*DIRECTIONS FOR THIS TASK*. Your task is to retype the lines from the opening of the material through the line that includes "var tickValues = [500, 1000, 1500, 2000, 2500, 3000, 3500];". Do not copy the pictures.
━━━━━━━━━━━━━━━━━━━━
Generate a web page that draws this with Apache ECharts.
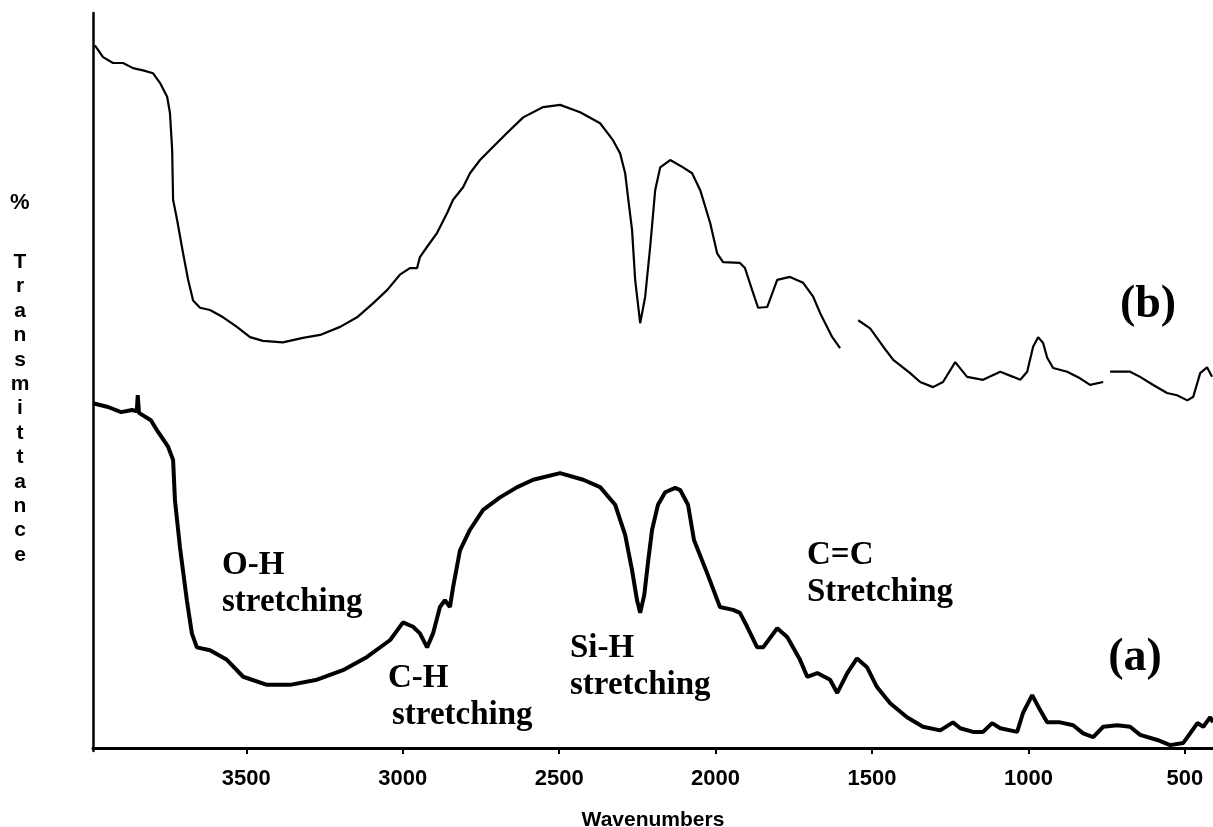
<!DOCTYPE html>
<html>
<head>
<meta charset="utf-8">
<title>FTIR spectra</title>
<script src="https://cdn.jsdelivr.net/npm/echarts@6/dist/echarts.min.js"></script>
<style>
  html, body { margin: 0; padding: 0; background: #fff; }
  #main { width: 1213px; height: 827px; }
</style>
</head>
<body>
<div id="main"></div>
<script>
// wavenumber ticks
var tickValues = [500, 1000, 1500, 2000, 2500, 3000, 3500];

// curve (a), lower trace
var waveA = [3990, 3942, 3900, 3865, 3850, 3847, 3843, 3805, 3782, 3750, 3734, 3728, 3712, 3690, 3674, 3658,
  3616, 3562, 3510, 3434, 3360, 3274, 3191, 3114, 3040, 2999, 2967, 2945, 2922, 2903, 2881, 2865, 2849, 2839,
  2817, 2785, 2743, 2689, 2634, 2583, 2497, 2423, 2369, 2321, 2289, 2267, 2251, 2241, 2228, 2215, 2203, 2184,
  2161, 2129, 2113, 2088, 2069, 2027, 1986, 1944, 1922, 1899, 1867, 1848, 1803, 1771, 1730, 1707, 1675, 1634,
  1611, 1579, 1548, 1516, 1484, 1442, 1388, 1337, 1282, 1241, 1218, 1177, 1145, 1116, 1090, 1036, 1017, 988,
  963, 940, 899, 857, 825, 793, 761, 716, 675, 643, 588, 547, 505, 483, 460, 441, 419, 410];
var transA = [46.9, 46.4, 45.7, 46.0, 45.8, 48.0, 45.6, 44.6, 43.0, 41.0, 39.2, 33.7, 27.3, 20.1, 15.6, 13.7,
  13.3, 12.0, 9.7, 8.6, 8.6, 9.3, 10.6, 12.4, 14.7, 17.1, 16.5, 15.6, 13.7, 15.6, 19.2, 20.1, 19.2, 21.9,
  26.9, 29.7, 32.4, 34.1, 35.5, 36.5, 37.4, 36.5, 35.5, 33.1, 29.0, 24.2, 20.1, 18.4, 20.8, 25.6, 29.7, 33.1,
  34.8, 35.4, 35.1, 33.1, 28.3, 23.8, 19.2, 18.8, 18.4, 16.5, 13.7, 13.7, 16.3, 15.1, 12.0, 9.7, 10.2, 9.3,
  7.5, 10.2, 12.2, 11.0, 8.3, 6.1, 4.2, 2.9, 2.4, 3.5, 2.7, 2.2, 2.2, 3.4, 2.7, 2.2, 4.8, 7.2,
  5.2, 3.5, 3.5, 3.1, 2.0, 1.5, 2.9, 3.1, 2.9, 1.8, 1.1, 0.4, 0.7, 2.0, 3.4, 2.9, 4.2, 3.5];

// curve (b), upper trace (null = break in the trace)
var waveB = [3984, 3958, 3926, 3894, 3862, 3830, 3798, 3776, 3753, 3744, 3737, 3734, 3721, 3702, 3686, 3670,
  3648, 3616, 3574, 3530, 3488, 3447, 3383, 3319, 3264, 3200, 3146, 3095, 3050, 3009, 2977, 2954, 2945, 2922,
  2890, 2858, 2839, 2807, 2785, 2753, 2711, 2666, 2615, 2551, 2497, 2433, 2369, 2328, 2305, 2289, 2280, 2267,
  2257, 2241, 2225, 2209, 2193, 2177, 2145, 2104, 2075, 2049, 2017, 1995, 1976, 1922, 1906, 1883, 1864, 1835,
  1803, 1762, 1720, 1688, 1666, 1627, 1602, 1575, 1544, 1506, 1464, 1432, 1378, 1346, 1305, 1273, 1234, 1196,
  1145, 1090, 1049, 1026, 1004, 985, 969, 953, 940, 921, 876, 835, 803, 761, 750, 739, 675, 643, 601, 557,
  525, 492, 473, 451, 429, 413];
var transB = [95.6, 94.0, 93.2, 93.2, 92.5, 92.2, 91.8, 90.5, 88.6, 86.4, 81.4, 74.6, 71.8, 67.3, 63.7, 60.9,
  59.9, 59.6, 58.6, 57.3, 55.9, 55.4, 55.2, 55.8, 56.2, 57.3, 58.6, 60.5, 62.3, 64.4, 65.3, 65.3, 66.8, 68.2,
  70.1, 72.8, 74.6, 76.3, 78.2, 80.0, 81.8, 83.7, 85.8, 87.2, 87.5, 86.5, 85.0, 82.7, 80.9, 78.2, 75.0, 70.5,
  63.7, 57.8, 61.4, 68.2, 75.9, 79.0, 80.0, 79.0, 78.2, 75.9, 71.4, 67.3, 66.1, 66.0, 65.3, 62.3, 59.9, 60.0,
  63.7, 64.1, 63.3, 61.4, 59.2, 55.9, 54.4, null, 58.2, 57.1, 54.6, 52.8, 51.0, 49.8, 49.1, 49.8, 52.5, 50.5,
  50.1, 51.2, 50.5, 50.1, 51.2, 54.6, 55.9, 55.1, 53.1, 51.7, 51.2, 50.3, 49.4, 49.8, null, 51.2, 51.2, 50.5, 49.4, 48.3,
  48.0, 47.3, 47.8, 51.0, 51.8, 50.5];

function pairs(xs, ys) {
    return xs.map(function (x, i) { return [x, ys[i]]; });
}

var yLetters = ['T', 'r', 'a', 'n', 's', 'm', 'i', 't', 't', 'a', 'n', 'c', 'e'];

var myChart = echarts.init(document.getElementById('main'));

var serif = '"Liberation Serif", "Times New Roman", serif';
var sans = '"Liberation Sans", Arial, sans-serif';

var option = {
    backgroundColor: '#fff',
    animation: false,
    grid: {
        left: 93,
        right: 0,
        top: 13,
        bottom: 76,
        outerBoundsMode: 'none'
    },
    xAxis: {
        type: 'value',
        inverse: true,
        min: 410,
        max: 3990,
        name: 'Wavenumbers',
        nameLocation: 'middle',
        nameGap: 59,
        nameTextStyle: {
            color: '#000',
            fontFamily: sans,
            fontWeight: 'bold',
            fontSize: 21
        },
        axisLine: { lineStyle: { color: '#000', width: 3 } },
        axisTick: {
            show: true,
            length: 6,
            customValues: tickValues,
            lineStyle: { color: '#000', width: 2 }
        },
        axisLabel: {
            customValues: tickValues,
            margin: 17,
            color: '#000',
            fontFamily: sans,
            fontWeight: 'bold',
            fontSize: 22,
            formatter: function (v) { return String(v); }
        },
        splitLine: { show: false }
    },
    yAxis: {
        type: 'value',
        min: -0.4,
        max: 100,
        axisLine: { show: true, lineStyle: { color: '#000', width: 2.5 } },
        axisTick: { show: false },
        axisLabel: { show: false },
        splitLine: { show: false }
    },
    series: [
        {
            name: '(a)',
            type: 'line',
            showSymbol: false,
            connectNulls: false,
            lineStyle: { color: '#000', width: 4 },
            data: pairs(waveA, transA)
        },
        {
            name: '(b)',
            type: 'line',
            showSymbol: false,
            connectNulls: false,
            lineStyle: { color: '#000', width: 2.2 },
            data: pairs(waveB, transB)
        }
    ],
    graphic: [
        { type: 'text', left: 10, top: 192, style: { text: '%', fill: '#000', fontFamily: sans, fontWeight: 'bold', fontSize: 22 } },
        { type: 'text', x: 20, y: 250, style: { text: yLetters.join('\n'), fill: '#000', fontFamily: sans, fontWeight: 'bold', fontSize: 21, lineHeight: 24.4, align: 'center', verticalAlign: 'top' } },
        { type: 'text', x: 222, y: 547, style: { text: 'O-H\nstretching', fill: '#000', fontFamily: serif, fontWeight: 'bold', fontSize: 33, lineHeight: 37, align: 'left', verticalAlign: 'top' } },
        { type: 'text', x: 388, y: 660, style: { text: 'C-H', fill: '#000', fontFamily: serif, fontWeight: 'bold', fontSize: 33, lineHeight: 37, align: 'left', verticalAlign: 'top' } },
        { type: 'text', x: 392, y: 697, style: { text: 'stretching', fill: '#000', fontFamily: serif, fontWeight: 'bold', fontSize: 33, lineHeight: 37, align: 'left', verticalAlign: 'top' } },
        { type: 'text', x: 570, y: 630, style: { text: 'Si-H\nstretching', fill: '#000', fontFamily: serif, fontWeight: 'bold', fontSize: 33, lineHeight: 37, align: 'left', verticalAlign: 'top' } },
        { type: 'text', x: 807, y: 537, style: { text: 'C=C\nStretching', fill: '#000', fontFamily: serif, fontWeight: 'bold', fontSize: 33, lineHeight: 37, align: 'left', verticalAlign: 'top' } },
        { type: 'text', x: 1148, y: 305, style: { text: '(b)', fill: '#000', fontFamily: serif, fontWeight: 'bold', fontSize: 46, align: 'center', verticalAlign: 'middle' } },
        { type: 'text', x: 1135, y: 658, style: { text: '(a)', fill: '#000', fontFamily: serif, fontWeight: 'bold', fontSize: 46, align: 'center', verticalAlign: 'middle' } }
    ]
};

myChart.setOption(option);
</script>
</body>
</html>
━━━━━━━━━━━━━━━━━━━━
*SOLUTION FOR THIS EXERCISE*.
Generate a web page that draws this with Apache ECharts.
<!DOCTYPE html>
<html>
<head>
<meta charset="utf-8">
<title>FTIR spectra</title>
<script src="https://cdn.jsdelivr.net/npm/echarts@6/dist/echarts.min.js"></script>
<style>
  html, body { margin: 0; padding: 0; background: #fff; }
  #main { width: 1213px; height: 827px; }
</style>
</head>
<body>
<div id="main"></div>
<script>
// wavenumber ticks
var tickValues = [500, 1000, 1500, 2000, 2500, 3000, 3500];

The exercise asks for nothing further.